I just wanted to give you heads up in case I do sound a bit wee sad on occasion in the coming few months. I’m happy, just working on ME. Just so you know, it took me years to seek help because in Ukraine the only “therapy” we knew back then was alcohol, and I hesitated for months to share here of the fear that I will get an angry phone call from my mom. And sitting there in therapy alone is scary at times, sometimes I’m honestly scared of the next question and sometimes of my answer. But I need to think of me, move on and be 100% myself for my family. Just to be healthy, which is more than just food and exercise. So, everything is fine but it’s not, but I am happy with the exception of this skeleton hiding in my closet. And last, just so you know your words “You are a good person”,“You are kind” and “You are an amazing woman and friend” have moved me towards seeking help as I have never heard those words from my own mother or sister. I heard them from Alex first. So, this is why me saying “Thank You” doesn’t feel enough or even close to appropriate. I’m simply grateful to so many of you for being honest with me.
That is it. Just this. I know it’s completely weird to share life stories amongst pumpkin oatmeal cookies, but this is one of rare moments when I’m entirely grateful for our society’s technological advancement. Who knows what kind of “wine therapy” I would be knee deep in by now if not for an easy access to shrink-ing and world wide web. Now go bake some pumpkin cookies and maybe have them for dinner?! I will today because I need to use up leftover organic pumpkin puree.
After re-reading this post about 50 times, I’m hitting “publish” and hoping I won’t hear what I’m so scared to hear from the women in my family – judgement. However, I feel so excited to be free of that load finally. Have a great week!:)
- 1 egg, large
- 1/2 cup coconut oil, measured melted
- 1/2 cup maple syrup
- 1/2 cup pumpkin puree (I use organic BPA free)
- 1 tsp pure vanilla extract
- 2 tsp pumpkin pie spice
- 1/2 tsp baking soda
- 1/4 tsp salt
- 1 + 1/2 cups quick oats, quick or old fashioned (rolled)
- 1 cup spelt flour
- 1/2 cup pumpkin seeds
- Cooking spray (I use Misto)
- Preheat oven to 350 degrees F, line large baking sheet with unbleached parchment paper and spray with cooking spray.

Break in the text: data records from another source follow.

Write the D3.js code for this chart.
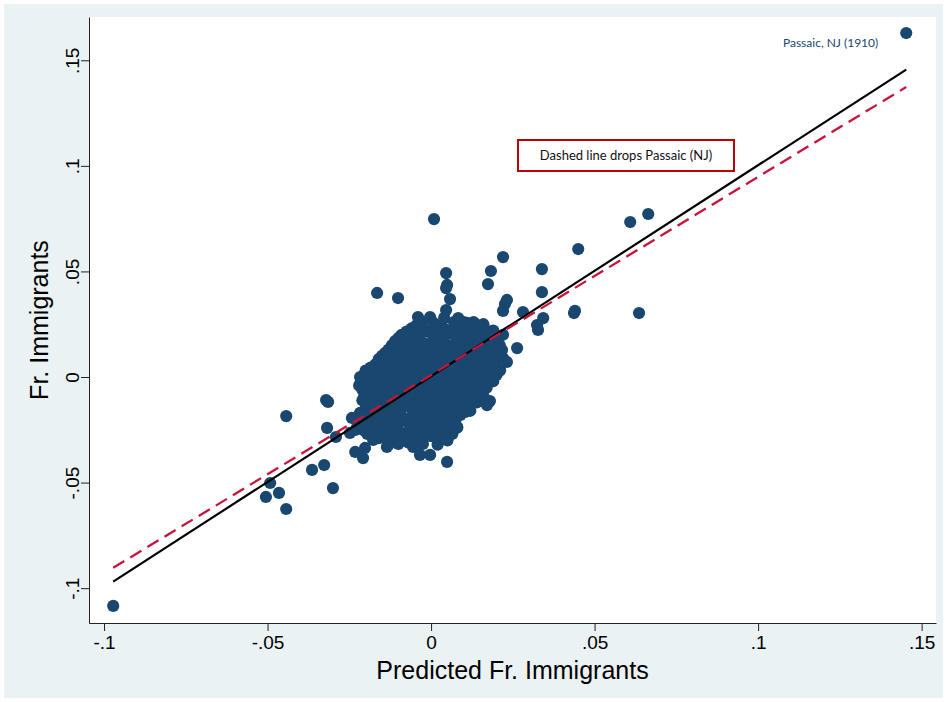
<!DOCTYPE html>
<html>
<head>
<meta charset="utf-8">
<script src="https://cdn.jsdelivr.net/npm/d3@7"></script>
<style>
  html, body { margin: 0; padding: 0; background: #ffffff; }
  svg { display: block; }
</style>
</head>
<body>
<svg id="chart" width="947" height="702"></svg>
<script>
// ---------------- DATA ----------------
const xTickValues = [-0.1, -0.05, 0, 0.05, 0.1, 0.15];
const xTickLabels = ["-.1", "-.05", "0", ".05", ".1", ".15"];
const yTickValues = [-0.1, -0.05, 0, 0.05, 0.1, 0.15];
const yTickLabels = ["-.1", "-.05", "0", ".05", ".1", ".15"];

const xTitle = "Predicted Fr. Immigrants";
const yTitle = "Fr. Immigrants";
const noteText = "Dashed line drops Passaic (NJ)";
const labelText = "Passaic, NJ (1910)";

// [predicted, actual] - dense core of cities
const coreCities = [
[-0.003,0.026],[0.004,0.028],[0.010,0.026],[0.016,0.025],
[-0.006,0.023],[0.001,0.024],[0.007,0.022],[0.013,0.024],[0.019,0.022],
[-0.009,0.020],[-0.003,0.021],[0.004,0.019],[0.010,0.020],[0.017,0.019],[0.022,0.020],
[-0.011,0.017],[-0.005,0.016],[0.001,0.017],[0.006,0.015],[0.012,0.017],[0.018,0.016],[0.021,0.015],
[-0.013,0.013],[-0.008,0.014],[-0.002,0.012],[0.003,0.014],[0.009,0.012],[0.015,0.013],[0.020,0.012],
[-0.015,0.010],[-0.010,0.009],[-0.004,0.010],[0.001,0.008],[0.006,0.010],[0.012,0.009],[0.017,0.010],[0.022,0.009],
[-0.017,0.006],[-0.012,0.007],[-0.007,0.005],[-0.001,0.007],[0.004,0.006],[0.009,0.005],[0.014,0.007],[0.019,0.006],
[-0.020,0.003],[-0.014,0.002],[-0.009,0.003],[-0.003,0.002],[0.002,0.003],[0.007,0.002],[0.012,0.003],[0.017,0.002],[0.021,0.003],
[-0.021,-0.001],[-0.016,0.000],[-0.011,-0.001],[-0.005,0.000],[0.000,-0.001],[0.005,0.000],[0.010,-0.001],[0.015,0.000],[0.019,-0.002],
[-0.022,-0.004],[-0.017,-0.005],[-0.012,-0.004],[-0.007,-0.003],[-0.002,-0.005],[0.003,-0.004],[0.008,-0.005],[0.013,-0.004],[0.017,-0.005],
[-0.020,-0.008],[-0.015,-0.007],[-0.010,-0.008],[-0.004,-0.007],[0.001,-0.008],[0.006,-0.007],[0.011,-0.008],[0.016,-0.009],
[-0.021,-0.011],[-0.016,-0.012],[-0.011,-0.011],[-0.006,-0.012],[-0.001,-0.011],[0.004,-0.012],[0.009,-0.011],[0.014,-0.012],
[-0.019,-0.015],[-0.014,-0.014],[-0.009,-0.015],[-0.003,-0.014],[0.002,-0.015],[0.007,-0.014],[0.012,-0.016],
[-0.022,-0.018],[-0.017,-0.019],[-0.012,-0.018],[-0.006,-0.019],[-0.001,-0.018],[0.004,-0.019],[0.009,-0.018],
[-0.020,-0.022],[-0.015,-0.021],[-0.010,-0.022],[-0.004,-0.021],[0.001,-0.022],[0.006,-0.021],
[-0.023,-0.025],[-0.018,-0.026],[-0.013,-0.025],[-0.007,-0.026],[-0.002,-0.025],[0.003,-0.026],[0.008,-0.024],
[-0.016,-0.029],[-0.010,-0.028],[-0.005,-0.029],[0.000,-0.028],[0.005,-0.030],
[-0.013,-0.032],[-0.007,-0.031],[0.002,-0.032]
];

// [predicted, actual] - more cities inside the core
const coreFillCities = [
[-0.0045,0.0245],[0.0025,0.0245],[0.0085,0.0245],[0.0145,0.0245],
[-0.0075,0.0215],[-0.001,0.0215],[0.0055,0.0215],[0.0115,0.0215],[0.018,0.0215],
[-0.010,0.0185],[-0.004,0.0185],[0.0025,0.0185],[0.008,0.0185],[0.0145,0.0185],[0.0195,0.0185],
[-0.012,0.015],[-0.0065,0.015],[-0.0005,0.015],[0.0045,0.015],[0.0105,0.015],[0.0165,0.015],
[-0.014,0.0115],[-0.009,0.0115],[-0.003,0.0115],[0.002,0.0115],[0.0075,0.0115],[0.0135,0.0115],[0.0185,0.0115],
[-0.016,0.0085],[-0.011,0.0085],[-0.0055,0.0085],[0.000,0.0085],[0.005,0.0085],[0.0105,0.0085],[0.0155,0.0085],[0.0205,0.0085],
[-0.0185,0.0045],[-0.013,0.0045],[-0.008,0.0045],[-0.002,0.0045],[0.003,0.0045],[0.008,0.0045],[0.013,0.0045],[0.018,0.0045],
[-0.0205,0.001],[-0.015,0.001],[-0.010,0.001],[-0.004,0.001],[0.001,0.001],[0.006,0.001],[0.011,0.001],[0.016,0.001],[0.020,0.001],
[-0.0215,-0.0025],[-0.0165,-0.0025],[-0.0115,-0.0025],[-0.006,-0.0025],[-0.001,-0.0025],[0.004,-0.0025],[0.009,-0.0025],[0.014,-0.0025],[0.018,-0.0025],
[-0.021,-0.006],[-0.016,-0.006],[-0.011,-0.006],[-0.0055,-0.006],[-0.0005,-0.006],[0.0045,-0.006],[0.0095,-0.006],[0.0145,-0.006],
[-0.0205,-0.0095],[-0.0155,-0.0095],[-0.0105,-0.0095],[-0.005,-0.0095],[0.000,-0.0095],[0.005,-0.0095],[0.010,-0.0095],[0.015,-0.0095],
[-0.020,-0.013],[-0.015,-0.013],[-0.010,-0.013],[-0.0045,-0.013],[0.0005,-0.013],[0.0055,-0.013],[0.0105,-0.013],
[-0.0205,-0.0165],[-0.0155,-0.0165],[-0.0105,-0.0165],[-0.0045,-0.0165],[0.0005,-0.0165],[0.0055,-0.0165],[0.0105,-0.0165],
[-0.021,-0.020],[-0.016,-0.020],[-0.011,-0.020],[-0.005,-0.020],[0.000,-0.020],[0.005,-0.020],[0.0075,-0.020],
[-0.0215,-0.0235],[-0.0165,-0.0235],[-0.0115,-0.0235],[-0.0055,-0.0235],[-0.0005,-0.0235],[0.0045,-0.0235],
[-0.0195,-0.027],[-0.0135,-0.027],[-0.0075,-0.027],[-0.0025,-0.027],[0.0025,-0.027],[0.0065,-0.027],
[-0.0115,-0.030],[-0.003,-0.030]
];

// [predicted, actual] - further cities packed into the core
const coreDenseCities = [
[0.0005,0.026],[0.007,0.026],[0.013,0.026],
[-0.0025,0.023],[0.004,0.023],[0.010,0.023],[0.016,0.023],
[-0.006,0.020],[0.0005,0.020],[0.007,0.020],[0.0135,0.020],[0.0195,0.020],
[-0.008,0.016],[-0.002,0.016],[0.0035,0.016],[0.009,0.016],[0.015,0.016],
[-0.0105,0.013],[-0.005,0.013],[0.0005,0.013],[0.006,0.013],[0.012,0.013],[0.0175,0.013],
[-0.0125,0.0095],[-0.007,0.0095],[-0.0015,0.0095],[0.0035,0.0095],[0.009,0.0095],[0.0145,0.0095],[0.0195,0.0095],
[-0.0145,0.006],[-0.0095,0.006],[-0.004,0.006],[0.0015,0.006],[0.0065,0.006],[0.0115,0.006],[0.0165,0.006],
[-0.017,0.0025],[-0.0115,0.0025],[-0.006,0.0025],[-0.0005,0.0025],[0.0045,0.0025],[0.0095,0.0025],[0.0145,0.0025],[0.019,0.0025],
[-0.0185,-0.0005],[-0.0135,-0.0005],[-0.008,-0.0005],[-0.0025,-0.0005],[0.0025,-0.0005],[0.0075,-0.0005],[0.0125,-0.0005],[0.017,-0.0005],
[-0.0195,-0.0043],[-0.0145,-0.0043],[-0.0095,-0.0043],[-0.0045,-0.0043],[0.0005,-0.0043],[0.0055,-0.0043],[0.0105,-0.0043],[0.015,-0.0043],
[-0.0175,-0.0078],[-0.0125,-0.0078],[-0.007,-0.0078],[-0.0015,-0.0078],[0.0035,-0.0078],[0.0085,-0.0078],[0.0135,-0.0078],
[-0.0185,-0.0115],[-0.0135,-0.0115],[-0.0085,-0.0115],[-0.0035,-0.0115],[0.0015,-0.0115],[0.0065,-0.0115],[0.0115,-0.0115],
[-0.0165,-0.0147],[-0.0115,-0.0147],[-0.006,-0.0147],[-0.0005,-0.0147],[0.0045,-0.0147],[0.0095,-0.0147],
[-0.0195,-0.0185],[-0.0145,-0.0185],[-0.009,-0.0185],[-0.0035,-0.0185],[0.0015,-0.0185],[0.0065,-0.0185],
[-0.0175,-0.0215],[-0.0125,-0.0215],[-0.007,-0.0215],[-0.0015,-0.0215],[0.0035,-0.0215],
[-0.0205,-0.0253],[-0.0155,-0.0253],[-0.010,-0.0253],[-0.0045,-0.0253],[0.0005,-0.0253],[0.0055,-0.0253],
[-0.013,-0.0287],[-0.0075,-0.0287],[-0.0025,-0.0287],[0.0025,-0.0287],
[-0.010,-0.0317],[-0.0025,-0.0317]
];

// [predicted, actual] - outlying cities
const outerCities = [
[-0.0972,-0.1084],[0.1453,0.1629],[0.0664,0.0772],[0.0609,0.0734],[0.0450,0.0606],
[0.0437,0.0303],[0.0440,0.0313],[0.0636,0.0303],[0.0339,0.0511],[0.0339,0.0402],
[0.0343,0.0279],[0.0324,0.0246],[0.0281,0.0308],[0.0263,0.0137],[0.0220,0.0568],
[0.0183,0.0502],[0.0174,0.0440],[0.0232,0.0365],[0.0226,0.0346],[0.0220,0.0313],
[0.0190,0.0213],[0.0150,0.0237],[0.0110,0.0256],[0.0083,0.0279],[0.0009,0.0748],
[0.0046,0.0492],[0.0049,0.0436],[0.0046,0.0421],[0.0058,0.0369],[0.0046,0.0317],
[-0.0165,0.0398],[-0.0101,0.0374],[-0.0040,0.0284],[-0.0003,0.0284],[-0.0031,0.0208],
[0.0018,0.0237],[-0.0443,-0.0185],[-0.0321,-0.0109],[-0.0315,-0.0118],[-0.0318,-0.0241],
[-0.0364,-0.0440],[-0.0327,-0.0417],[-0.0300,-0.0526],[-0.0291,-0.0284],[-0.0242,-0.0194],
[-0.0248,-0.0265],[-0.0232,-0.0355],[-0.0217,0.0000],[-0.0492,-0.0502],[-0.0505,-0.0568],
[-0.0465,-0.0549],[-0.0443,-0.0625],[-0.0208,-0.0005],[-0.0171,0.0000],[-0.0202,-0.0109],
[-0.0217,-0.0170],[-0.0226,-0.0237],[-0.0177,-0.0298],[-0.0135,-0.0331],[-0.0202,-0.0336],
[-0.0208,-0.0384],[-0.0055,-0.0331],[-0.0034,-0.0369],[-0.0003,-0.0369],[0.0049,-0.0284],
[0.0049,-0.0402],[-0.0135,0.0090],[-0.0095,0.0114],[0.0211,0.0033],[0.0232,0.0071],
[0.0217,0.0128],[0.0180,0.0128],[0.0150,0.0047],[0.0141,-0.0014],[0.0150,-0.0076],
[0.0171,-0.0133],[0.0080,-0.0237],[0.0037,-0.0218],[0.0327,0.0223],[0.0180,-0.0114]
];

// labelled city [predicted, actual]
const labelledCity = [0.1453, 0.1629];

// linear fits: [intercept, slope]
const fitAll = [0.0003, 1.0];
const fitNoPassaic = [0.0009, 0.939];

// ---------------- LAYOUT ----------------
const svg = d3.select("#chart");
const W = 947, H = 702;
const plot = { left: 89, right: 936, top: 17, bottom: 623 };

const x = d3.scaleLinear().domain([-0.1046, 0.1544]).range([plot.left, plot.right]);
const y = d3.scaleLinear().domain([-0.1165, 0.1705]).range([plot.bottom, plot.top]);

const navy = "#1a476f";
const red = "#c8143c";

// graph region background
svg.append("rect").attr("x", 4).attr("y", 4).attr("width", W - 8).attr("height", H - 8)
  .attr("fill", "#eaf2f3");
// plot region
svg.append("rect").attr("x", plot.left).attr("y", plot.top)
  .attr("width", plot.right - plot.left).attr("height", plot.bottom - plot.top)
  .attr("fill", "#ffffff");

// points
const allCities = coreCities.concat(coreFillCities, coreDenseCities, outerCities);
svg.append("g").selectAll("circle").data(allCities).join("circle")
  .attr("cx", d => x(d[0])).attr("cy", d => y(d[1])).attr("r", 6.1)
  .attr("fill", navy);

// fit lines
const xExt = d3.extent(allCities, d => d[0]);
const line = d3.line().x(d => x(d[0])).y(d => y(d[1]));
function fitPts(f) { return xExt.map(v => [v, f[0] + f[1] * v]); }

svg.append("path").attr("d", line(fitPts(fitAll)))
  .attr("stroke", "#000").attr("stroke-width", 2.2).attr("fill", "none");
svg.append("path").attr("d", line(fitPts(fitNoPassaic)))
  .attr("stroke", red).attr("stroke-width", 2.3).attr("fill", "none")
  .attr("stroke-dasharray", "13,7");

// axes
const axisFont = "'Liberation Sans', Arial, sans-serif";
const xAxis = d3.axisBottom(x).tickValues(xTickValues)
  .tickFormat((d, i) => xTickLabels[i]).tickSize(8).tickSizeOuter(0).tickPadding(5);
const gx = svg.append("g").attr("transform", `translate(0,${plot.bottom})`).call(xAxis);
gx.selectAll("text").attr("font-family", axisFont).attr("font-size", 19).attr("fill", "#000");
gx.selectAll("line, path").attr("stroke", "#222");

const yAxis = d3.axisLeft(y).tickValues(yTickValues)
  .tickFormat((d, i) => yTickLabels[i]).tickSize(8).tickSizeOuter(0);
const gy = svg.append("g").attr("transform", `translate(${plot.left},0)`).call(yAxis);
gy.selectAll("text")
  .attr("x", null).attr("dy", null)
  .attr("text-anchor", "middle")
  .attr("transform", "translate(-10,0) rotate(-90)")
  .attr("font-family", axisFont).attr("font-size", 19).attr("fill", "#000");
gy.selectAll("line, path").attr("stroke", "#222");

// axis titles
svg.append("text").attr("x", (plot.left + plot.right) / 2).attr("y", 679)
  .attr("text-anchor", "middle").attr("font-family", axisFont).attr("font-size", 25)
  .attr("fill", "#000").text(xTitle);
svg.append("text").attr("transform", `translate(48,${(plot.top + plot.bottom) / 2}) rotate(-90)`)
  .attr("text-anchor", "middle").attr("font-family", axisFont).attr("font-size", 25)
  .attr("fill", "#000").text(yTitle);

// point label
svg.append("text").attr("x", x(labelledCity[0]) - 28).attr("y", y(labelledCity[1]) + 14)
  .attr("text-anchor", "end").attr("font-family", "Lato, 'Open Sans', sans-serif")
  .attr("font-size", 12).attr("fill", navy).text(labelText);

// note box
const note = svg.append("g");
note.append("rect").attr("x", 518).attr("y", 140).attr("width", 216).attr("height", 31)
  .attr("fill", "#fff").attr("stroke", "#c00000").attr("stroke-width", 2);
note.append("text").attr("x", 626).attr("y", 160).attr("text-anchor", "middle")
  .attr("font-family", "Lato, 'Open Sans', sans-serif").attr("font-size", 13)
  .attr("fill", "#111").text(noteText);
</script>
</body>
</html>
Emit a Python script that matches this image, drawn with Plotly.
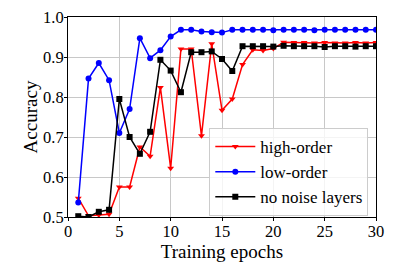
import plotly.graph_objects as go

epochs = list(range(1, 31))
high_order = [0.547, 0.503, 0.505, 0.507, 0.575, 0.575, 0.675, 0.652, 0.824, 0.622,
              0.920, 0.920, 0.703, 0.933, 0.767, 0.795, 0.881, 0.918, 0.916, 0.921,
              0.937, 0.936, 0.936, 0.935, 0.936, 0.935, 0.935, 0.936, 0.935, 0.936]
low_order = [0.536, 0.846, 0.885, 0.842, 0.710, 0.770, 0.947, 0.897, 0.917, 0.951,
             0.968, 0.968, 0.964, 0.962, 0.961, 0.968, 0.968, 0.968, 0.968, 0.967,
             0.968, 0.968, 0.968, 0.967, 0.968, 0.968, 0.968, 0.968, 0.968, 0.968]
no_noise = [0.502, 0.500, 0.513, 0.518, 0.795, 0.700, 0.658, 0.713, 0.893, 0.866,
            0.812, 0.912, 0.912, 0.914, 0.895, 0.865, 0.927, 0.927, 0.927, 0.926,
            0.928, 0.927, 0.927, 0.927, 0.925, 0.927, 0.927, 0.926, 0.927, 0.927]

series = [
    ("high-order", high_order, "#ff0000", "triangle-down"),
    ("low-order", low_order, "#0000ff", "circle"),
    ("no noise layers", no_noise, "#000000", "square"),
]

fig = go.Figure()
for name, vals, color, sym in series:
    fig.add_trace(go.Scatter(
        x=epochs, y=vals, name=name, mode="lines+markers",
        line=dict(color=color, width=1.5),
        marker=dict(color=color, symbol=sym, size=6),
    ))

font = "Liberation Serif"
fig.update_layout(
    width=409, height=257,
    margin=dict(l=60, r=41, t=9, b=48, pad=0),
    paper_bgcolor="white", plot_bgcolor="white",
    font=dict(family=font, size=17, color="black"),
    showlegend=True,
    legend=dict(x=0.975, y=0.005, xanchor="right", yanchor="bottom",
                bordercolor="#cccccc", borderwidth=1, bgcolor="rgba(255,255,255,0.8)",
                font=dict(family=font, size=17), tracegroupgap=0,
                itemwidth=40),
)
fig.update_xaxes(
    range=[0, 30], tickvals=[0, 5, 10, 15, 20, 25, 30],
    showgrid=True, gridcolor="#c8c8c8", gridwidth=1,
    showline=True, linecolor="black", linewidth=1, mirror=True,
    ticks="outside", ticklen=3, tickcolor="black", automargin=False,
    ticklabelstandoff=-4, ticklabeloverflow="allow",
    title=dict(text="Training epochs", font=dict(family=font, size=19), standoff=0),
    tickfont=dict(family=font, size=16.5), zeroline=False,
)
fig.update_yaxes(
    range=[0.5, 1.0], tickvals=[0.5, 0.6, 0.7, 0.8, 0.9, 1.0],
    ticktext=["0.5", "0.6", "0.7", "0.8", "0.9", "1.0"],
    showgrid=True, gridcolor="#c8c8c8", gridwidth=1,
    showline=True, linecolor="black", linewidth=1, mirror=True,
    ticks="outside", ticklen=3, tickcolor="black", automargin=False,
    ticklabelstandoff=-3, ticklabeloverflow="allow",
    title=dict(text="Accuracy", font=dict(family=font, size=19), standoff=0),
    tickfont=dict(family=font, size=16.5), zeroline=False,
)
fig.write_html("out.html")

- In a large mixing bowl, whisk the egg. Add coconut oil, maple syrup, pumpkin puree, vanilla, pumpkin pie spice, baking soda and salt; whisk until well combined. Add oats and stir to mix. Add flour and mix well until thick dough forms. Add pumpkin seeds and give a few stirs.
- Using small cookie scoop, place batter on previously prepared sheet and flatten with the back of a scoop or hands. Cookies do not spread, I had 9 cookies per sheet. Bake in batches for 15 minutes. Remove from the oven and let cookies cool for a minute, then transfer onto a cooling rack to cool off a bit more.